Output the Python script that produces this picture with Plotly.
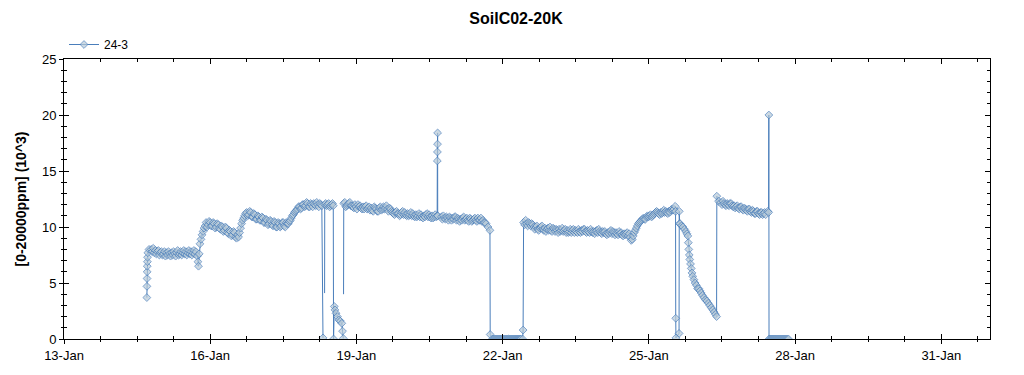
import datetime as dt
import plotly.graph_objects as go

# ---------------- text ----------------
title_text = "SoilC02-20K"
series_name = "24-3"
y_title = "[0-20000ppm] (10^3)"

# ---------------- data (day of January, value in 10^3 ppm) ----------------
STEP = 0.5 / 24.0   # regular logging interval of the plotted runs (days)

# start of record: fast rise
start_day = [14.700, 14.702, 14.704, 14.706, 14.708, 14.711, 14.714, 14.720, 14.745]
start_val = [3.7, 4.7, 5.4, 6.0, 6.5, 6.9, 7.3, 7.7, 8.0]

run1_start = 14.79
run1_val = [8.0, 7.8, 8.1, 7.7, 7.9, 7.6, 7.8, 7.9, 7.5, 7.7,
            7.8, 7.5, 7.6, 7.8, 7.4, 7.7, 7.5, 7.8, 7.6, 7.4,
            7.7, 7.5, 7.8, 7.6, 7.4, 7.7, 7.9, 7.5, 7.6, 7.8,
            7.5, 7.7, 7.9, 7.6, 7.8, 7.5, 7.7, 7.9, 7.6, 7.8,
            7.5, 7.7, 7.9, 7.6, 7.8]

dip1_day = [15.735, 15.748, 15.760, 15.775]
dip1_val = [7.4, 6.9, 6.5, 7.6]

run2_start = 15.79
run2_val = [8.5, 8.9, 9.3, 9.6, 9.9, 10.1, 10.4, 10.0, 10.2, 10.5,
            10.4, 10.1, 10.1, 10.4, 10.3, 9.9, 10.0, 10.3, 10.2, 9.9,
            9.8, 10.1, 10.0, 9.6, 9.7, 10.0, 9.9, 9.5, 9.4, 9.7,
            9.6, 9.2, 9.3, 9.6, 9.5, 9.1, 9.0, 9.3, 9.1, 9.5,
            9.9, 10.3, 10.6, 10.8, 11.0, 11.2, 11.3, 11.0, 11.1, 11.4,
            11.3, 10.9, 10.9, 11.2, 11.1, 10.7, 10.7, 11.0, 10.9, 10.6,
            10.6, 10.9, 10.8, 10.4, 10.4, 10.7, 10.6, 10.2, 10.3, 10.6,
            10.5, 10.2, 10.1, 10.5, 10.4, 10.0, 10.0, 10.4, 10.3, 10.0,
            10.1, 10.4, 10.4, 10.1, 10.0, 10.4, 10.3, 10.3, 10.5, 10.6,
            10.8, 11.0, 11.1, 11.3, 11.4, 11.5, 11.6, 11.8, 11.8, 11.6,
            11.7, 12.0, 12.0, 11.8, 11.9, 12.2, 12.1, 11.8, 11.8, 12.1,
            12.0, 11.8, 12.1, 12.0, 11.9, 12.2, 12.0, 11.8, 12.1, 12.0,
            11.9]

# dropouts on 18-Jan (None = no reading)
drop1_day = [18.314, 18.330, 18.347,
             18.350, 18.370, 18.390, 18.410, 18.430, 18.450, 18.470, 18.490,
             18.510, 18.525,
             18.531, 18.546, 18.560, 18.580, 18.610, 18.640, 18.670, 18.700,
             18.715, 18.730, 18.733, 18.736]
drop1_val = [0.1, None, 4.1,
             12.0, 12.1, 11.9, 12.0, 12.1, 11.8, 11.9, 12.0,
             12.1, 11.9,
             0.0, 2.9, 2.6, 2.3, 2.0, 1.7, 1.6, 1.4,
             0.7, 0.05, None, 4.0]
nomarker_day = [18.347, 18.736]

run3_start = 18.74
run3_val = [12.1, 12.2, 11.8, 11.9, 12.0, 12.1, 12.2, 11.9, 11.9, 11.8,
            11.7, 12.0, 11.8, 11.6, 12.0, 11.8, 11.9, 11.7, 11.6, 11.8,
            11.6, 11.8, 11.9, 11.6, 11.7, 11.8, 11.5, 11.7, 11.5, 11.4,
            11.8, 11.7, 11.6, 11.4, 11.4, 11.7, 11.8, 11.5, 11.6, 11.8,
            11.6, 11.7, 11.9, 11.6, 11.4, 11.7, 11.6, 11.4, 11.3, 11.2,
            11.1, 11.3, 11.4, 11.2, 11.2, 11.0, 11.1, 11.3, 11.4, 11.1,
            11.3, 11.1, 11.0, 11.2, 11.0, 11.1, 11.3, 11.0, 11.2, 11.0,
            10.9, 11.1, 10.9, 11.0, 11.2, 10.9, 11.1, 10.9, 10.8, 11.0,
            10.9, 11.1, 11.2, 10.9, 11.1, 10.9, 10.8, 11.0, 10.8, 10.9,
            11.1, 10.9, 11.0]

spike1_day = [20.660, 20.662, 20.664, 20.666, 20.668]
spike1_val = [15.9, 16.7, 17.4, 18.4, 11.0]

run4_start = 20.742
run4_val = [10.9, 10.7, 11.0, 10.8, 10.7, 10.9, 10.8, 10.6, 10.9, 10.8,
            10.6, 10.8, 10.7, 10.9, 10.9, 10.6, 10.8, 10.7, 10.5, 10.7,
            10.6, 10.8, 10.9, 10.6, 10.7, 10.8, 10.6, 10.5, 10.8, 10.7,
            10.5, 10.6, 10.7, 10.8, 10.6, 10.5, 10.8, 10.6, 10.6, 10.8,
            10.5, 10.6, 10.4, 10.4, 10.3]

fall1_day = [21.70, 21.74, 21.745]
fall1_val = [10.0, 9.7, 0.4]

zero1_start = 21.79
zero1_val = [0.0, 0.0, 0.0, 0.0, 0.0, 0.0, 0.0, 0.0, 0.0, 0.0,
             0.0, 0.0, 0.0, 0.0, 0.0, 0.0, 0.0, 0.0, 0.0, 0.0,
             0.0, 0.0, 0.0, 0.0, 0.0, 0.0, 0.0, 0.0, 0.0]

back1_day = [22.41, 22.42]
back1_val = [0.0, 0.8]

run5_start = 22.43
run5_val = [10.4, 10.2, 10.6, 10.3, 10.1, 10.4, 10.3, 10.1, 10.3, 10.2,
            10.0, 9.8, 10.0, 10.1, 9.8, 9.7, 9.9, 10.0, 10.1, 9.8,
            9.7, 9.9, 9.6, 9.8, 9.9, 9.7, 10.0, 9.7, 9.6, 9.9,
            9.8, 9.6, 9.8, 9.7, 9.5, 9.8, 9.6, 9.7, 9.9, 9.6,
            9.7, 9.8, 9.5, 9.7, 9.5, 9.6, 9.8, 9.5, 9.7, 9.8,
            9.5, 9.7, 9.6, 9.5, 9.8, 9.6, 9.5, 9.7, 9.6, 9.8,
            9.8, 9.6, 9.5, 9.7, 9.6, 9.5, 9.8, 9.6, 9.5, 9.6,
            9.4, 9.6, 9.7, 9.5, 9.8, 9.6, 9.5, 9.4, 9.6, 9.5,
            9.6, 9.4, 9.3, 9.5, 9.4, 9.6, 9.7, 9.4, 9.6, 9.5,
            9.3, 9.5, 9.4, 9.3, 9.6, 9.4, 9.5, 9.3, 9.2, 9.4,
            9.3, 9.4, 9.5, 9.2, 9.4, 9.1, 8.8, 8.9, 9.2, 9.5,
            9.7, 9.9, 10.1, 10.3, 10.4, 10.5, 10.6, 10.7, 10.8, 10.7,
            10.7, 10.9, 11.0, 10.9, 11.0, 11.1, 10.9, 11.0, 11.1, 11.2,
            11.3, 11.4, 11.3, 11.2, 11.1, 11.3, 11.2, 11.3, 11.5, 11.3,
            11.4, 11.3, 11.2, 11.4, 11.3, 11.5, 11.6, 11.5, 11.6]

drop2_day = [25.540, 25.548, 25.552, 25.556, 25.620, 25.624, 25.630]
drop2_val = [11.85, 11.4, 1.85, 0.1, 0.5, 11.4, 10.3]

fall2_day = [25.64, 25.67, 25.70, 25.73, 25.76, 25.78, 25.80, 25.81, 25.82, 25.83,
             25.84, 25.855, 25.87, 25.885, 25.90, 25.925, 25.95, 25.975, 26.00, 26.025,
             26.05, 26.075, 26.10, 26.13, 26.16, 26.19, 26.22, 26.25, 26.28, 26.31,
             26.34, 26.365, 26.39]
fall2_val = [10.3, 10.1, 10.0, 9.8, 9.6, 9.4, 9.2, 8.6, 8.0, 7.5,
             7.1, 6.7, 6.3, 5.9, 5.6, 5.3, 5.0, 4.8, 4.5, 4.5,
             4.3, 4.1, 3.9, 3.7, 3.5, 3.4, 3.2, 3.0, 2.8, 2.6,
             2.4, 2.2, 2.0]

jump_day = [26.395, 26.43]
jump_val = [12.75, 12.3]

run6_start = 26.48
run6_val = [12.2, 12.0, 12.3, 12.1, 12.0, 11.9, 12.1, 12.0, 11.9, 12.1,
            12.1, 11.9, 11.8, 11.9, 11.7, 11.8, 11.9, 11.7, 11.6, 11.8,
            11.8, 11.6, 11.5, 11.7, 11.6, 11.5, 11.4, 11.6, 11.6, 11.4,
            11.3, 11.5, 11.4, 11.2, 11.2, 11.4, 11.4, 11.2, 11.1, 11.3,
            11.3, 11.1, 11.2, 11.3, 11.1]

spike2_day = [27.44, 27.458, 27.462, 27.466]
spike2_val = [11.4, 11.3, 20.0, 0.0]

zero2_start = 27.49
zero2_val = [0.0, 0.0, 0.0, 0.0, 0.0, 0.0, 0.0, 0.0, 0.0, 0.0,
             0.0, 0.0, 0.0, 0.0, 0.0, 0.0, 0.0, 0.0, 0.0]


def run_days(start, vals):
    return [start + i * STEP for i in range(len(vals))]


pieces = [
    (start_day, start_val),
    (run_days(run1_start, run1_val), run1_val),
    (dip1_day, dip1_val),
    (run_days(run2_start, run2_val), run2_val),
    (drop1_day, drop1_val),
    (run_days(run3_start, run3_val), run3_val),
    (spike1_day, spike1_val),
    (run_days(run4_start, run4_val), run4_val),
    (fall1_day, fall1_val),
    (run_days(zero1_start, zero1_val), zero1_val),
    (back1_day, back1_val),
    (run_days(run5_start, run5_val), run5_val),
    (drop2_day, drop2_val),
    (fall2_day, fall2_val),
    (jump_day, jump_val),
    (run_days(run6_start, run6_val), run6_val),
    (spike2_day, spike2_val),
    (run_days(zero2_start, zero2_val), zero2_val),
]

days, vals = [], []
for d, v in pieces:
    assert len(d) == len(v), (len(d), len(v))
    days += list(d)
    vals += list(v)

base = dt.datetime(2024, 1, 1)
times = [base + dt.timedelta(days=d - 1) for d in days]
sizes = [0 if any(abs(d - n) < 1e-6 for n in nomarker_day) else 6 for d in days]

LINE = "#4A7EBB"
FILL = "#B7CAD8"
FONT = "Liberation Sans, Arial, sans-serif"

x_range = ["2024-01-13", "2024-02-01"]
DAY_MS = 86400000

fig = go.Figure()
fig.add_trace(go.Scatter(
    x=times, y=vals, name=series_name, mode="lines+markers",
    line=dict(color=LINE, width=1),
    marker=dict(symbol="diamond", size=sizes, color=FILL,
                line=dict(color=LINE, width=1)),
    connectgaps=False, cliponaxis=True,
))
# carrier for the inside-tick overlay axes (draws nothing)
fig.add_trace(go.Scatter(x=times, y=vals, mode="none", showlegend=False,
                         hoverinfo="skip", xaxis="x2", yaxis="y2"))

W, H = 1016, 367
fig.update_layout(
    width=W, height=H,
    margin=dict(l=53, r=34, t=51, b=36),
    paper_bgcolor="white", plot_bgcolor="white",
    font=dict(family=FONT, size=13, color="black"),
    title=dict(text="<b>" + title_text + "</b>", x=0.5, xanchor="center",
               y=1 - 10 / H, yanchor="middle", font=dict(size=16, family=FONT)),
    showlegend=True,
    legend=dict(x=0.0, y=1.0, xanchor="left", yanchor="bottom",
                font=dict(size=12, family=FONT), bgcolor="rgba(0,0,0,0)"),
    xaxis=dict(
        type="date", range=x_range, tick0="2024-01-13", dtick=3 * DAY_MS,
        tickformat="%-d-%b", showgrid=False, zeroline=False,
        showline=True, linecolor="black", linewidth=1, mirror=True,
        ticks="outside", ticklen=4, tickcolor="black",
        tickfont=dict(size=13),
        minor=dict(ticks="outside", ticklen=2, dtick=18 * 3600000,
                   tick0="2024-01-13", tickcolor="black", showgrid=False),
    ),
    yaxis=dict(
        range=[0, 25], dtick=5, showgrid=False, zeroline=False,
        showline=True, linecolor="black", linewidth=1, mirror=True,
        ticks="outside", ticklen=4, tickcolor="black",
        tickfont=dict(size=13),
        title=dict(text="<b>" + y_title + "</b>", font=dict(size=14), standoff=12),
        minor=dict(ticks="outside", ticklen=2, dtick=1, tickcolor="black",
                   showgrid=False),
    ),
    xaxis2=dict(
        type="date", range=x_range, overlaying="x", anchor="y2", side="bottom",
        tick0="2024-01-13", dtick=3 * DAY_MS, showticklabels=False,
        showgrid=False, zeroline=False, showline=True, linecolor="black",
        mirror="ticks", ticks="inside", ticklen=5, tickcolor="black",
        minor=dict(ticks="inside", ticklen=3, dtick=18 * 3600000,
                   tick0="2024-01-13", tickcolor="black", showgrid=False),
    ),
    yaxis2=dict(
        range=[0, 25], dtick=5, overlaying="y", anchor="x2", side="left",
        showticklabels=False, showgrid=False, zeroline=False,
        showline=True, linecolor="black", mirror="ticks",
        ticks="inside", ticklen=5, tickcolor="black",
        minor=dict(ticks="inside", ticklen=3, dtick=1, tickcolor="black",
                   showgrid=False),
    ),
)

fig.write_html("out.html")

════════

--- TASK GOAL ---
Output exactly the span of lines from the top of the listing through the line holding "STEP = 0.5 /", and leave every picture out.

--- FULL SOLUTION ---
Output the Python script that produces this picture with Plotly.
import datetime as dt
import plotly.graph_objects as go

# ---------------- text ----------------
title_text = "SoilC02-20K"
series_name = "24-3"
y_title = "[0-20000ppm] (10^3)"

# ---------------- data (day of January, value in 10^3 ppm) ----------------
STEP = 0.5 / 24.0   # regular logging interval of the plotted runs (days)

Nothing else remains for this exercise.